3. Tuning Strategies for Optimizing Disk I/O

• Choose the Right Storage Device:
  • Solid State Drives (SSDs): SSDs offer significantly better performance for both sequential and random I/O compared to traditional Hard Disk Drives (HDDs). They are highly recommended for Kafka, especially for latency-sensitive applications.
  • NVMe Drives: NVMe drives provide even higher performance than standard SSDs due to their direct connection to the PCIe bus. They are ideal for very high-throughput Kafka deployments.
  • Hard Disk Drives (HDDs): While HDDs are the most cost-effective option, they have limitations in terms of I/O performance, especially for random reads.
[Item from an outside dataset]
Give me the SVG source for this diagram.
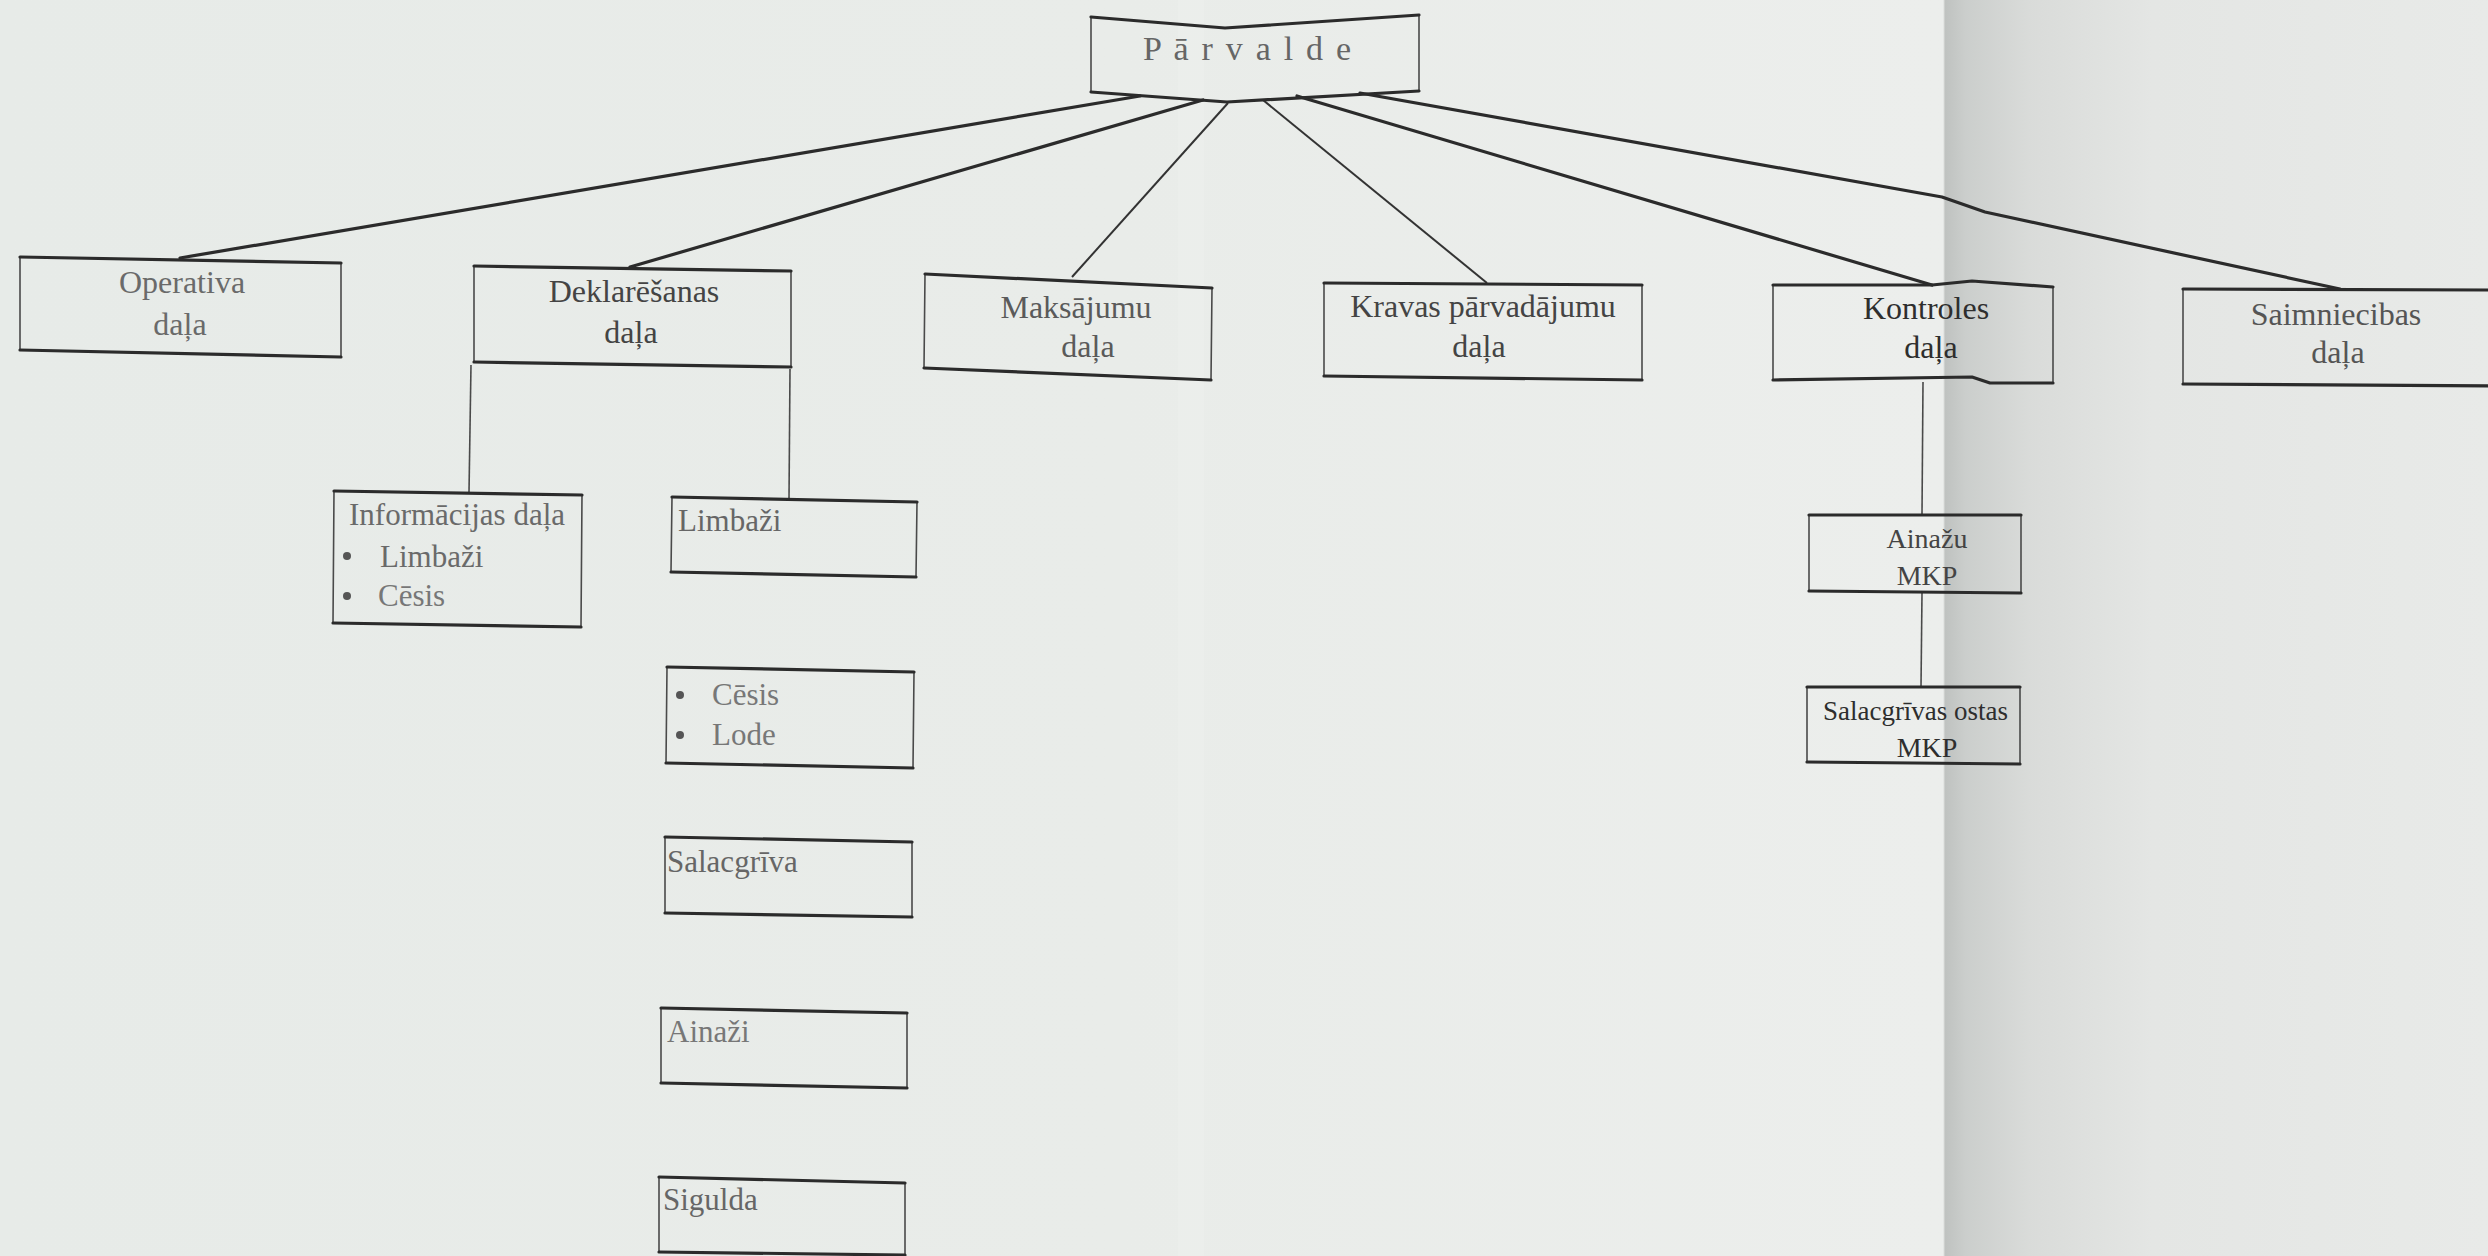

If you must use HDDs, consider the following:
    • Use high-RPM (e.g., 7200 RPM or 10k RPM) drives.
    • Optimize the file system and I/O scheduler.
    • Use RAID to improve performance.
• File System Optimization:
  • XFS: XFS is generally recommended for Kafka due to its performance characteristics, especially for large files and sequential I/O.
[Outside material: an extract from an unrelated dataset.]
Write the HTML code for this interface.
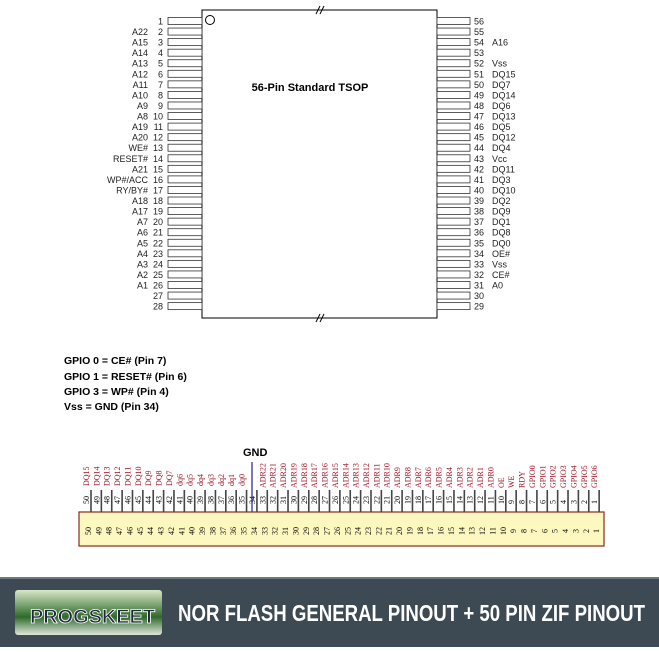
<!DOCTYPE html>
<html><head><meta charset="utf-8"><style>
body{margin:0;background:#fff;width:659px;height:647px;overflow:hidden;font-family:"Liberation Sans",sans-serif}
</style></head><body>
<svg width="659" height="647" xmlns="http://www.w3.org/2000/svg" font-family="Liberation Sans, sans-serif">
<rect x="202" y="10" width="235" height="308" fill="#fff" stroke="#000" stroke-width="1"/>
<circle cx="210" cy="20" r="4.5" fill="none" stroke="#000"/>
<text x="310" y="91" font-size="11" font-weight="bold" text-anchor="middle">56-Pin Standard TSOP</text>
<g stroke="#000" stroke-width="1"><line x1="316" y1="14" x2="320" y2="6"/><line x1="320" y1="14" x2="324" y2="6"/>
<line x1="316" y1="322" x2="320" y2="314"/><line x1="320" y1="322" x2="324" y2="314"/></g>
<g id="pins" font-size="9" fill="#222"></g>
<text x="64" y="364" font-size="10.5" font-weight="bold">GPIO 0 = CE# (Pin 7)</text>
<text x="64" y="380" font-size="10.5" font-weight="bold">GPIO 1 = RESET# (Pin 6)</text>
<text x="64" y="395" font-size="10.5" font-weight="bold">GPIO 3 = WP# (Pin 4)</text>
<text x="64" y="410" font-size="10.5" font-weight="bold">Vss = GND (Pin 34)</text>
<text x="243" y="456" font-size="11" font-weight="bold">GND</text>
<line x1="252" y1="462" x2="252" y2="512" stroke="#22228a" stroke-width="1.2"/>
<rect x="79" y="512" width="525" height="34" fill="#fdf8c0" stroke="#8a2a1a" stroke-width="1.2"/>
<g id="zif"></g>
<rect x="0" y="577" width="659" height="70" fill="#3d4a54"/>
<rect x="0" y="577" width="659" height="2" fill="#6d7880"/>
<defs><linearGradient id="lg" x1="0" y1="0" x2="0" y2="1"><stop offset="0" stop-color="#d8e8c8"/><stop offset="0.6" stop-color="#2e6a2a"/><stop offset="1" stop-color="#e0e6dc"/></linearGradient></defs>
<rect x="15" y="590" width="147" height="45" rx="3" fill="url(#lg)"/>
<text x="30" y="623" font-size="19" font-weight="bold" fill="#1e2a38" stroke="#fff" stroke-width="0.8" textLength="125" lengthAdjust="spacingAndGlyphs">PROGSKEET</text>
<text x="178" y="621" font-size="23" font-weight="bold" fill="#fff" textLength="467" lengthAdjust="spacingAndGlyphs">NOR FLASH GENERAL PINOUT + 50 PIN ZIF PINOUT</text>
</svg>
<script>
const NS="http://www.w3.org/2000/svg";
function el(p,t,a,txt){const e=document.createElementNS(NS,t);for(const k in a)e.setAttribute(k,a[k]);if(txt!==undefined)e.textContent=txt;p.appendChild(e);return e;}
const g=document.getElementById('pins');
const L=["","A22","A15","A14","A13","A12","A11","A10","A9","A8","A19","A20","WE#","RESET#","A21","WP#/ACC","RY/BY#","A18","A17","A7","A6","A5","A4","A3","A2","A1","",""];
const R=["","","A16","","Vss","DQ15","DQ7","DQ14","DQ6","DQ13","DQ5","DQ12","DQ4","Vcc","DQ11","DQ3","DQ10","DQ2","DQ9","DQ1","DQ8","DQ0","OE#","Vss","CE#","A0","",""];
for(let i=0;i<28;i++){const y=21+i*10.56;
el(g,'rect',{x:168,y:y-3.5,width:34,height:7,fill:'#fff',stroke:'#333','stroke-width':0.8});
el(g,'text',{x:163,y:y+3.5,'text-anchor':'end'},String(i+1));
el(g,'text',{x:148,y:y+3.5,'text-anchor':'end'},L[i]);
el(g,'rect',{x:437,y:y-3.5,width:33,height:7,fill:'#fff',stroke:'#333','stroke-width':0.8});
el(g,'text',{x:474,y:y+3.5},String(56-i));
el(g,'text',{x:492,y:y+3.5},R[i]);}
const z=document.getElementById('zif');
const ZL=["DQ15","DQ14","DQ13","DQ12","DQ11","DQ10","DQ9","DQ8","DQ7","dq6","dq5","dq4","dq3","dq2","dq1","dq0",""];
for(let a=22;a>=0;a--)ZL.push("ADR"+a);
ZL.push("OE","WE","RDY");for(let k=0;k<7;k++)ZL.push("GPIO"+k);
for(let i=0;i<50;i++){const n=50-i;const x=88+i*10.37;
el(z,'line',{x1:x+3,y1:490,x2:x+3,y2:512,stroke:'#444','stroke-width':1.6});
el(z,'text',{transform:`translate(${x+3},531) rotate(-90)`,'font-size':8,'font-family':'Liberation Serif, serif','text-anchor':'middle'},String(n));
el(z,'text',{transform:`translate(${x+1},504) rotate(-90)`,'font-size':8,'font-family':'Liberation Serif, serif'},String(n));
if(ZL[i])el(z,'text',{transform:`translate(${x+1},${n>=34?486:488}) rotate(-90)`,'font-size':8,'font-family':'Liberation Serif, serif',fill:'#a01020'},ZL[i]);}
</script>
</body></html>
  • ext4: ext4 can also be a good choice, but XFS often outperforms it in Kafka workloads.
  • File System Mount Options: Use appropriate mount options for your chosen file system. For example, noatime can improve performance by preventing the system from writing access times to inodes on every read.
• I/O Scheduler Tuning:
  • The operating system’s I/O scheduler plays a crucial role in optimizing disk I/O.
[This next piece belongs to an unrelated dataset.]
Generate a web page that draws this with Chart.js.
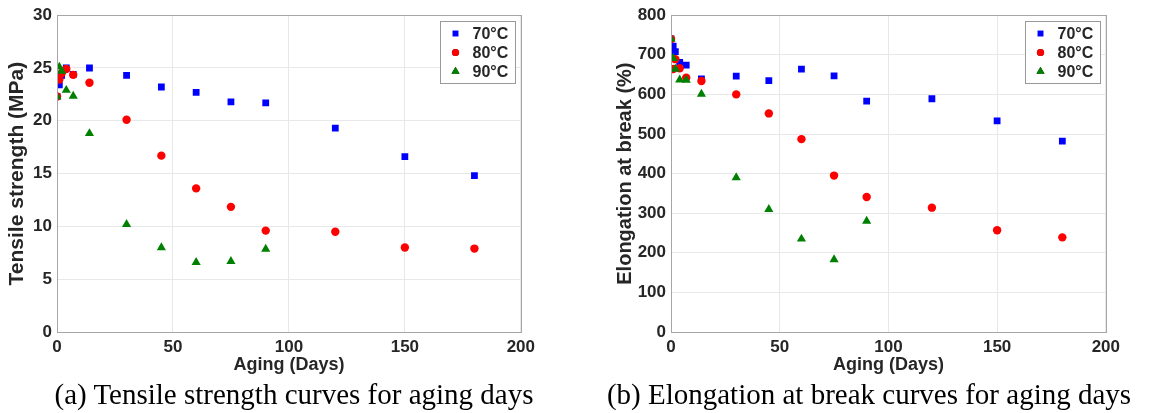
<!DOCTYPE html>
<html>
<head>
<meta charset="utf-8">
<script src="https://cdn.jsdelivr.net/npm/chart.js@4"></script>
<style>
  body { margin: 0; background: #fff; width: 1167px; height: 413px; position: relative; overflow: hidden; }
  .panel { position: absolute; top: 0; }
  .caption { position: absolute; top: 378px; font-family: "Liberation Serif", "Times New Roman", serif; font-size: 29px; color: #000; white-space: nowrap; transform: translateX(-50%); }
</style>
</head>
<body>
<div class="panel" style="left:0px"><canvas id="tensile" width="540" height="380"></canvas></div>
<div class="panel" style="left:604px"><canvas id="elong" width="521" height="380"></canvas></div>
<div class="caption" style="left:294px">(a) Tensile strength curves for aging days</div>
<div class="caption" style="left:869px">(b) Elongation at break curves for aging days</div>
<script>
// aging days (90°C series stops at 90 days)
const days = [0, 1, 2, 4, 7, 14, 30, 45, 60, 75, 90, 120, 150, 180];
const seriesNames = ["70°C", "80°C", "90°C"];

// tensile strength (MPa)
const tensile70 = [22.3, 23.4, 24.3, 25.0, 24.4, 25.0, 24.3, 23.2, 22.7, 21.8, 21.7, 19.3, 16.6, 14.8];
const tensile80 = [22.3, 23.9, 24.5, 24.9, 24.35, 23.6, 20.1, 16.7, 13.6, 11.85, 9.6, 9.5, 8.0, 7.9];
const tensile90 = [22.3, 25.1, 24.7, 22.9, 22.35, 18.8, 10.2, 8.0, 6.6, 6.7, 7.85];

// elongation at break (%)
const elong70 = [740, 722, 708, 681, 674, 639, 646, 635, 664, 647, 583, 589, 533, 482];
const elong80 = [740, 664, 689, 666, 642, 634, 600, 552, 487, 395, 341, 314, 257, 239];
const elong90 = [740, 691, 664, 637, 636, 601, 390, 310, 235, 183, 280];

const xTicks = [0, 50, 100, 150, 200];
const tensileTicks = [0, 5, 10, 15, 20, 25, 30];
const elongTicks = [0, 100, 200, 300, 400, 500, 600, 700, 800];

const textColor = "#262626";
const styles = [
  { color: "#0000ff", pointStyle: "rect", radius: 4.8, order: 3 },
  { color: "#ff0000", pointStyle: "circle", radius: 4.2, order: 2 },
  { color: "#008000", pointStyle: "triangle", radius: 5.3, order: 1 }
];

function toPoints(values) {
  return values.map((v, i) => ({ x: days[i], y: v }));
}

// box around the plot + legend drawn inside top right corner
const frameAndLegend = {
  id: "frameAndLegend",
  afterDatasetsDraw(chart) {
    const { ctx, chartArea: ca } = chart;
    ctx.save();
    ctx.strokeStyle = "#a6a6a6";
    ctx.lineWidth = 1;
    ctx.strokeRect(Math.round(ca.left) + 0.5, Math.round(ca.top) + 0.5, Math.round(ca.right - ca.left), Math.round(ca.bottom - ca.top));

    const w = 75, h = 62;
    const bx = Math.round(ca.right - 6 - w) + 0.5, by = Math.round(ca.top + 6) + 0.5;
    ctx.fillStyle = "#fff";
    ctx.fillRect(bx, by, w, h);
    ctx.strokeStyle = "#999";
    ctx.strokeRect(bx, by, w, h);
    ctx.font = "bold 16px 'Liberation Sans', Arial, sans-serif";
    ctx.textBaseline = "middle";
    chart.data.datasets.forEach((ds, i) => {
      const y = by + 12 + i * 19;
      Chart.helpers.drawPoint(ctx, {
        pointStyle: ds.pointStyle, radius: ds.pointRadius - 0.6, borderWidth: 0, rotation: 0
      }, bx + 15, y);
      ctx.fillStyle = ds.backgroundColor;
      ctx.fill();
      ctx.fillStyle = textColor;
      ctx.fillText(ds.label, bx + 32, y + 1);
    });
    ctx.restore();
  }
};

function makeChart(id, seriesList, yMax, yTicks, yTitle, yWidth, yTitleSize, yTitlePad, topPad) {
  const datasets = seriesList.map((vals, i) => ({
    label: seriesNames[i],
    data: toPoints(vals),
    backgroundColor: styles[i].color,
    borderColor: styles[i].color,
    borderWidth: 0,
    pointStyle: styles[i].pointStyle,
    pointRadius: styles[i].radius,
    order: styles[i].order,
    showLine: false
  }));
  return new Chart(document.getElementById(id), {
    type: "scatter",
    data: { datasets },
    options: {
      responsive: false,
      animation: false,
      layout: { padding: { top: topPad, right: 16, left: 0, bottom: 0 } },
      plugins: { legend: { display: false }, tooltip: { enabled: false } },
      scales: {
        x: {
          type: "linear", min: 0, max: 200,
          afterBuildTicks: s => { s.ticks = xTicks.map(v => ({ value: v })); },
          afterFit: s => { s.height = 48; },
          grid: { color: "#e8e8e8", drawTicks: false },
          border: { display: false },
          ticks: { color: textColor, padding: 5, font: { family: "'Liberation Sans', Arial", size: 17, weight: "bold" } },
          title: { display: true, text: "Aging (Days)", color: textColor, padding: { top: 0, bottom: 4 },
                   font: { family: "'Liberation Sans', Arial", size: 18, weight: "bold" } }
        },
        y: {
          type: "linear", min: 0, max: yMax,
          afterBuildTicks: s => { s.ticks = yTicks.map(v => ({ value: v })); },
          afterFit: s => { s.width = yWidth; },
          grid: { color: "#e8e8e8", drawTicks: false },
          border: { display: false },
          ticks: { color: textColor, padding: 5, font: { family: "'Liberation Sans', Arial", size: 17, weight: "bold" } },
          title: { display: true, text: yTitle, color: textColor, padding: { top: yTitlePad, bottom: 0 },
                   font: { family: "'Liberation Sans', Arial", size: yTitleSize, weight: "bold" } }
        }
      }
    },
    plugins: [frameAndLegend]
  });
}

makeChart("tensile", [tensile70, tensile80, tensile90], 30, tensileTicks, "Tensile strength (MPa)", 57, 21, 5, 15);
makeChart("elong", [elong70, elong80, elong90], 800, elongTicks, "Elongation at break (%)", 67, 20, 9, 12);
</script>
</body>
</html>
  • deadline: This scheduler is often a good choice for Kafka as it provides low latency and good throughput for both reads and writes.
  • noop: This is the simplest scheduler and can be appropriate for very fast storage like NVMe SSDs where the device itself handles the scheduling.
  • mq-deadline and kyber: For newer kernels and NVMe devices, consider these.
  • The appropriate scheduler depends on your specific workload and storage device. Test different schedulers to find the optimal one.
• RAID Configuration:
  • RAID can improve both performance and data redundancy.
  • RAID 0: Provides increased throughput by striping data across multiple disks but offers no data redundancy.
  • RAID 10: Offers a good balance of performance and redundancy by combining striping and mirroring. Recommended for many Kafka deployments.
  • RAID 5/6: Provide redundancy with parity, but write performance can be lower. Consider these for read-heavy workloads or when storage efficiency is a primary concern.
  • The best RAID configuration depends on your specific requirements for performance, redundancy, and cost.
• JVM and Page Cache:
  • Page Cache: Kafka relies heavily on the operating system’s page cache. Ensure that you have sufficient memory to allow the OS to cache as much data as possible, reducing the need for disk I/O.
  • JVM Heap Size: Allocate sufficient heap memory to the Kafka brokers, but avoid over-allocation, which can lead to long garbage collection pauses. The appropriate heap size depends on your workload and the amount of available memory.
  • Garbage Collection: Use a low-latency garbage collector like G1GC to minimize GC pauses, which can impact I/O performance.
• Kafka Log Configuration:
  • log.segment.bytes: This setting controls the size of log segments.
    • Larger segments can improve sequential write performance but may increase the time it takes to roll over segments.
    • Smaller segments can lead to more frequent segment rolls, which can increase I/O.
    • The optimal size depends on your workload, but a common range is 1GB to a few GB.
  • log.segment.ms: This setting controls how long Kafka waits before rolling over a log segment, even if it hasn’t reached log.segment.bytes.
  • log.retention.bytes and log.retention.ms: These settings control how long Kafka retains log data. Setting appropriate retention policies is crucial for managing disk space and I/O. Shorter retention times mean more frequent file deletion.
  • log.flush.interval.ms: This setting controls how often Kafka flushes data from the page cache to disk. Increasing this value can improve write performance but may increase the risk of data loss in case of a crash. It’s generally recommended to rely on the operating system’s flushing mechanism.
  • log.preallocate: Setting this to true pre-allocates disk space for new log segments, which can improve write performance by reducing fragmentation.
• Other Considerations:
  • Partitioning: Distribute partitions evenly across multiple disks or volumes to balance the I/O load.
  • Replication: Replication increases the amount of data written to disk, so it’s essential to have sufficient disk I/O capacity.
  • Message Size: Larger message sizes can increase disk I/O. Consider using compression to reduce the amount of data written to disk.

4. Monitoring and Troubleshooting

• I/O Monitoring Tools: Use tools like iostat, vmstat, iotop, and dstat to monitor disk I/O performance. These tools can help you identify disk bottlenecks, measure I/O throughput, and track I/O latency.
• Kafka Metrics: Monitor Kafka broker metrics related to disk I/O, such as log flush rates and segment rollover times.
• Operating System Metrics: Monitor operating system metrics such as disk utilization, read/write latency, and queue lengths.

By implementing these tuning strategies and continuously monitoring your disk I/O performance, you can optimize your Kafka deployment for efficient disk utilization, reduced latency, and high throughput.